The purpose of the additional a/s (above & beyond settlement requirements) is on the proxy document:
Purpose of the Amendment
On August 9, 2011, the Company entered into a settlement agreement and mutual release with Midsummer Investment, Ltd. and Midsummer Small Cap Master Ltd. (collectively, “Midsummer”), pursuant to which the Company immediately issued 36,000,000 shares of common stock, with an additional 30,585,774 shares of our common stock to be issued upon approval of an increase in the authorized shares of our common stock. The Company also agreed to issue an additional 3,058,577 shares of our common stock for each calendar month after the date of the settlement agreement for which the Company does not issue the additional 30,585,774 shares. If the amendment to the certificate of incorporation is approved, the Company will issue the additional shares to Midsummer.

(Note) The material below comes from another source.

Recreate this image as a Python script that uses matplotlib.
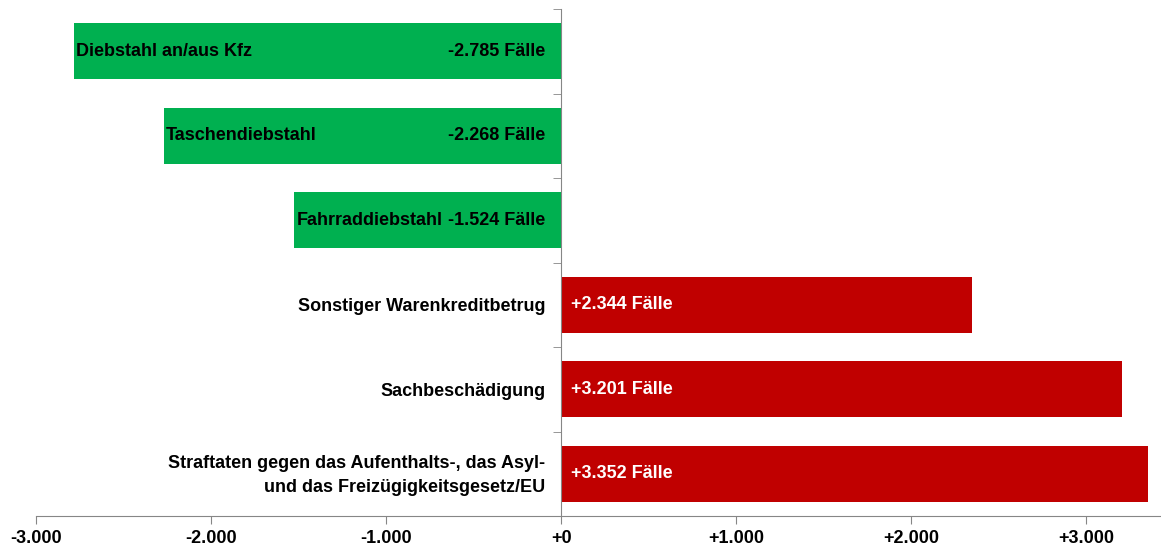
import matplotlib.pyplot as plt
from matplotlib.ticker import FixedLocator

plt.rcParams['font.family'] = ['Liberation Sans', 'DejaVu Sans']

# data, top to bottom
categories = ['Diebstahl an/aus Kfz', 'Taschendiebstahl', 'Fahrraddiebstahl',
              'Sonstiger Warenkreditbetrug', 'Sachbeschädigung',
              'Straftaten gegen das Aufenthalts-, das Asyl-\nund das Freizügigkeitsgesetz/EU']
changes = [-2785, -2268, -1524, 2344, 3201, 3352]
x_ticks = [-3000, -2000, -1000, 0, 1000, 2000, 3000]

GREEN = '#00B050'
RED = '#C00000'
GREY = '#868686'
FS = 13


def de_num(v):
    s = f'{abs(v):,}'.replace(',', '.')
    if v < 0:
        return '-' + s
    return '+' + s


fig = plt.figure(figsize=(11.61, 5.47), dpi=100)
ax = fig.add_axes([36 / 1161, 31 / 547, 1124 / 1161, 507 / 547])

pos = list(range(len(categories)))
colors = [GREEN if v < 0 else RED for v in changes]
ax.barh(pos, changes, height=0.66, color=colors, zorder=2)

ax.set_ylim(len(categories) - 0.5, -0.5)
ax.set_xlim(-3000, 3420)

for y, cat, v in zip(pos, categories, changes):
    val = de_num(v) + ' Fälle'
    if v < 0:
        ax.annotate(cat, (v, y), xytext=(2, 0), textcoords='offset pixels',
                    ha='left', va='center', fontsize=FS, fontweight='bold', color='black', zorder=3)
        ax.annotate(val, (0, y), xytext=(-16, 0), textcoords='offset pixels',
                    ha='right', va='center', fontsize=FS, fontweight='bold', color='black', zorder=3)
    else:
        ax.annotate(cat, (0, y), xytext=(-16, -2), textcoords='offset pixels',
                    ha='right', va='center', fontsize=FS, fontweight='bold', color='black',
                    linespacing=1.5, zorder=3)
        ax.annotate(val, (0, y), xytext=(10, 0), textcoords='offset pixels',
                    ha='left', va='center', fontsize=FS, fontweight='bold', color='white', zorder=3)

# spines: x axis at bottom, category axis at zero
for side in ['top', 'right']:
    ax.spines[side].set_visible(False)
ax.spines['left'].set_position(('data', 0))
ax.spines['left'].set_color(GREY)
ax.spines['bottom'].set_color(GREY)
ax.spines['left'].set_zorder(4)

ax.set_xticks(x_ticks)
ax.set_xticklabels([de_num(t) for t in x_ticks], fontsize=FS, fontweight='bold')
ax.tick_params(axis='x', direction='out', length=6, color=GREY, pad=4)

ax.set_yticks([])
ax.yaxis.set_minor_locator(FixedLocator([i - 0.5 for i in range(len(categories) + 1)]))
ax.tick_params(axis='y', which='minor', direction='out', length=6, color=GREY)

fig.savefig('out.png', dpi=100)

On October 14, 2011, the United States District Court for the Southern District of New York entered an order granting plaintiff Alpha Capital Anstalt’s (“Alpha Capital”) motion for a preliminary injunction and preliminary declaratory relief in the lawsuit entitled Alpha Capital Anstalt v. Advanced Cell Technology, Inc. , Case No. 11 CIV 6458 (S.D.N.Y. filed Sept. 16, 2011). The action filed by Alpha Capital alleges that it is or was a holder of various convertible notes and warrants issued by the Company, and that by reason of certain transactions between the Company and JMJ Financial, Inc. during 2010, the exercise and conversion prices in plaintiff’s convertible notes and warrants should have been reset. In its motion, Alpha Capital sought an order directing the Company to deliver to it at least 39,514,859 shares of its common stock in accordance with the terms of its warrants and convertible promissory notes. The court’s October 14, 2011 order directed the Company to hold in escrow 39,514,859 shares of its common stock pending the entry of a preliminary injunction, and directed Alpha Capital to submit a proposed form of order to the court by October 27, 2011. Since the entry of the court order relating to Alpha Capital, the Company has become aware of two additional lawsuits by different holders asserting substantially similar claims and allegations.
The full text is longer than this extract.